Task details
All the data below goes into the copy word for word, but the pictures don't.

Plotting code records
━━━━━━━━
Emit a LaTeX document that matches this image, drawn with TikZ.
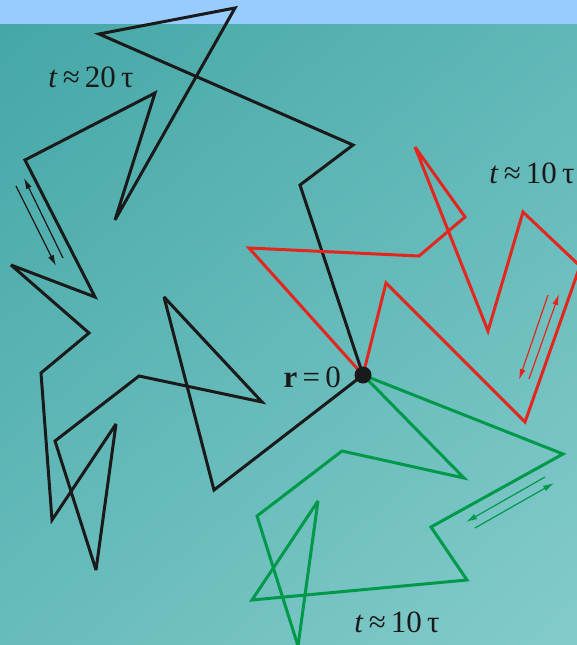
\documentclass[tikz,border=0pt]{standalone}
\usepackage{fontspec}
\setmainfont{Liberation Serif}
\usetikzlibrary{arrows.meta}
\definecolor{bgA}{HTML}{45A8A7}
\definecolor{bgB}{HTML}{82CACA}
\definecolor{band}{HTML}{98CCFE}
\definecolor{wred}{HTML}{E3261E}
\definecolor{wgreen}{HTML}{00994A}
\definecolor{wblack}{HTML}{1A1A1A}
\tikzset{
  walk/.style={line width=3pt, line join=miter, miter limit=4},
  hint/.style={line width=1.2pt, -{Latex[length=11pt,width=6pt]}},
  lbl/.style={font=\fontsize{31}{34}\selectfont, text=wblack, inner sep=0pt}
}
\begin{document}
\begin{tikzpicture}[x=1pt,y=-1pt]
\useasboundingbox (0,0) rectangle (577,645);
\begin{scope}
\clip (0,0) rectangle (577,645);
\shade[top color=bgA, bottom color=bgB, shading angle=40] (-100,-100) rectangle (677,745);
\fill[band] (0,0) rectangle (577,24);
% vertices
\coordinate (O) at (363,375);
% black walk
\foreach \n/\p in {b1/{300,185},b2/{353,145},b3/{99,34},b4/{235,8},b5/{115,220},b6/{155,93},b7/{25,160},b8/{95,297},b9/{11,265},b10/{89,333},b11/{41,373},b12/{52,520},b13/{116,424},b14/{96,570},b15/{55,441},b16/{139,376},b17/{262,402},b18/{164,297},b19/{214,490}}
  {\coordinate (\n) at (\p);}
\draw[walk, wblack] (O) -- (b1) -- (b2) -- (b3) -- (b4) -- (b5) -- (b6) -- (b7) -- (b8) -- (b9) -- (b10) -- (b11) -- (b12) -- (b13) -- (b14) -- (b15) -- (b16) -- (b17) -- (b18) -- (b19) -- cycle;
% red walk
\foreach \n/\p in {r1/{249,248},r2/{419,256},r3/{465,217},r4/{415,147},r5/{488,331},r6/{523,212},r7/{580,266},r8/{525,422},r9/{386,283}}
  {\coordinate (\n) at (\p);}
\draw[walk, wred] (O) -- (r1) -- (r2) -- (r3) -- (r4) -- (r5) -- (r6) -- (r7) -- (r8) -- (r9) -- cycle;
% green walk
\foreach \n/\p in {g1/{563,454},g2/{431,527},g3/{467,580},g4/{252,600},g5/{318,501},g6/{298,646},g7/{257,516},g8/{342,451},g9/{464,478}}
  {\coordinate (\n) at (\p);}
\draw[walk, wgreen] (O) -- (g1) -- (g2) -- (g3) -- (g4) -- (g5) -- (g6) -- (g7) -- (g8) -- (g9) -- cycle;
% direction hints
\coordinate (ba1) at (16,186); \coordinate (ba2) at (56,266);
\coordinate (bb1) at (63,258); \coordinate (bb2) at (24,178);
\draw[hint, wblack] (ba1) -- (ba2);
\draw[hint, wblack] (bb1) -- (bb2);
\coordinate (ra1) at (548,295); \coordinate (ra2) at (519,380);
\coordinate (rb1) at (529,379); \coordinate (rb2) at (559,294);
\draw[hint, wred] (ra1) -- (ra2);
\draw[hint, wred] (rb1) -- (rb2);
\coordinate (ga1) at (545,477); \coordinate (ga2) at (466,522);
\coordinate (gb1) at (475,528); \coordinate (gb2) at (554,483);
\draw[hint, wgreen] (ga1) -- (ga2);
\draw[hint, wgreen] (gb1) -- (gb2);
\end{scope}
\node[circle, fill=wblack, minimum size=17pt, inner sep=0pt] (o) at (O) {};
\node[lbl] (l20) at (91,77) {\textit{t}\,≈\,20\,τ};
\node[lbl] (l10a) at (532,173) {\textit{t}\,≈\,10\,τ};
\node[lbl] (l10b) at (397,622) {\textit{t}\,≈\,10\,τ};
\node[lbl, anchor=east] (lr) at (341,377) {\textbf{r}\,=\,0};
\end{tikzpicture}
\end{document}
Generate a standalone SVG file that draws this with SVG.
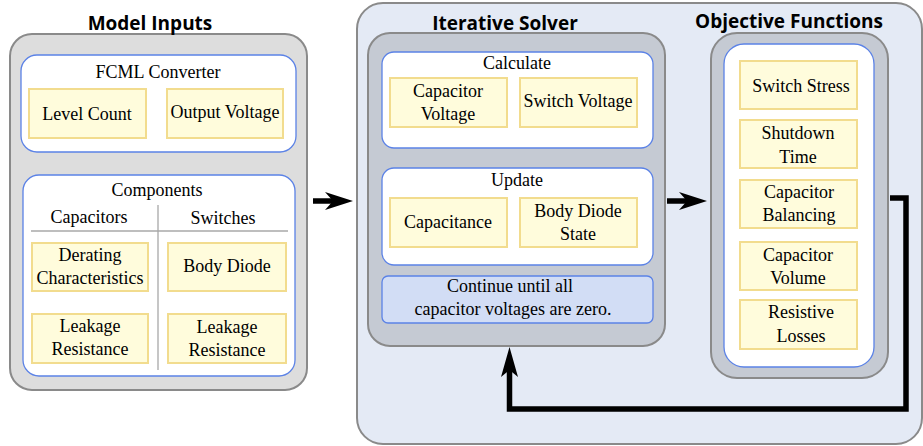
━━━━━━━━
The completed task
Emit a LaTeX document that matches this image, drawn with TikZ.
\documentclass[tikz,border=0pt]{standalone}
\usepackage{fontspec}
\setmainfont{Liberation Serif}
\usetikzlibrary{arrows.meta}
\definecolor{bgA}{HTML}{45A8A7}
\definecolor{bgB}{HTML}{82CACA}
\definecolor{band}{HTML}{98CCFE}
\definecolor{wred}{HTML}{E3261E}
\definecolor{wgreen}{HTML}{00994A}
\definecolor{wblack}{HTML}{1A1A1A}
\tikzset{
  walk/.style={line width=3pt, line join=miter, miter limit=4},
  hint/.style={line width=1.2pt, -{Latex[length=11pt,width=6pt]}},
  lbl/.style={font=\fontsize{31}{34}\selectfont, text=wblack, inner sep=0pt}
}
\begin{document}
\begin{tikzpicture}[x=1pt,y=-1pt]
\useasboundingbox (0,0) rectangle (577,645);
\begin{scope}
\clip (0,0) rectangle (577,645);
\shade[top color=bgA, bottom color=bgB, shading angle=40] (-100,-100) rectangle (677,745);
\fill[band] (0,0) rectangle (577,24);
% vertices
\coordinate (O) at (363,375);
% black walk
\foreach \n/\p in {b1/{300,185},b2/{353,145},b3/{99,34},b4/{235,8},b5/{115,220},b6/{155,93},b7/{25,160},b8/{95,297},b9/{11,265},b10/{89,333},b11/{41,373},b12/{52,520},b13/{116,424},b14/{96,570},b15/{55,441},b16/{139,376},b17/{262,402},b18/{164,297},b19/{214,490}}
  {\coordinate (\n) at (\p);}
\draw[walk, wblack] (O) -- (b1) -- (b2) -- (b3) -- (b4) -- (b5) -- (b6) -- (b7) -- (b8) -- (b9) -- (b10) -- (b11) -- (b12) -- (b13) -- (b14) -- (b15) -- (b16) -- (b17) -- (b18) -- (b19) -- cycle;
% red walk
\foreach \n/\p in {r1/{249,248},r2/{419,256},r3/{465,217},r4/{415,147},r5/{488,331},r6/{523,212},r7/{580,266},r8/{525,422},r9/{386,283}}
  {\coordinate (\n) at (\p);}
\draw[walk, wred] (O) -- (r1) -- (r2) -- (r3) -- (r4) -- (r5) -- (r6) -- (r7) -- (r8) -- (r9) -- cycle;
% green walk
\foreach \n/\p in {g1/{563,454},g2/{431,527},g3/{467,580},g4/{252,600},g5/{318,501},g6/{298,646},g7/{257,516},g8/{342,451},g9/{464,478}}
  {\coordinate (\n) at (\p);}
\draw[walk, wgreen] (O) -- (g1) -- (g2) -- (g3) -- (g4) -- (g5) -- (g6) -- (g7) -- (g8) -- (g9) -- cycle;
% direction hints
\coordinate (ba1) at (16,186); \coordinate (ba2) at (56,266);
\coordinate (bb1) at (63,258); \coordinate (bb2) at (24,178);
\draw[hint, wblack] (ba1) -- (ba2);
\draw[hint, wblack] (bb1) -- (bb2);
\coordinate (ra1) at (548,295); \coordinate (ra2) at (519,380);
\coordinate (rb1) at (529,379); \coordinate (rb2) at (559,294);
\draw[hint, wred] (ra1) -- (ra2);
\draw[hint, wred] (rb1) -- (rb2);
\coordinate (ga1) at (545,477); \coordinate (ga2) at (466,522);
\coordinate (gb1) at (475,528); \coordinate (gb2) at (554,483);
\draw[hint, wgreen] (ga1) -- (ga2);
\draw[hint, wgreen] (gb1) -- (gb2);
\end{scope}
\node[circle, fill=wblack, minimum size=17pt, inner sep=0pt] (o) at (O) {};
\node[lbl] (l20) at (91,77) {\textit{t}\,≈\,20\,τ};
\node[lbl] (l10a) at (532,173) {\textit{t}\,≈\,10\,τ};
\node[lbl] (l10b) at (397,622) {\textit{t}\,≈\,10\,τ};
\node[lbl, anchor=east] (lr) at (341,377) {\textbf{r}\,=\,0};
\end{tikzpicture}
\end{document}
Generate a standalone SVG file that draws this with SVG.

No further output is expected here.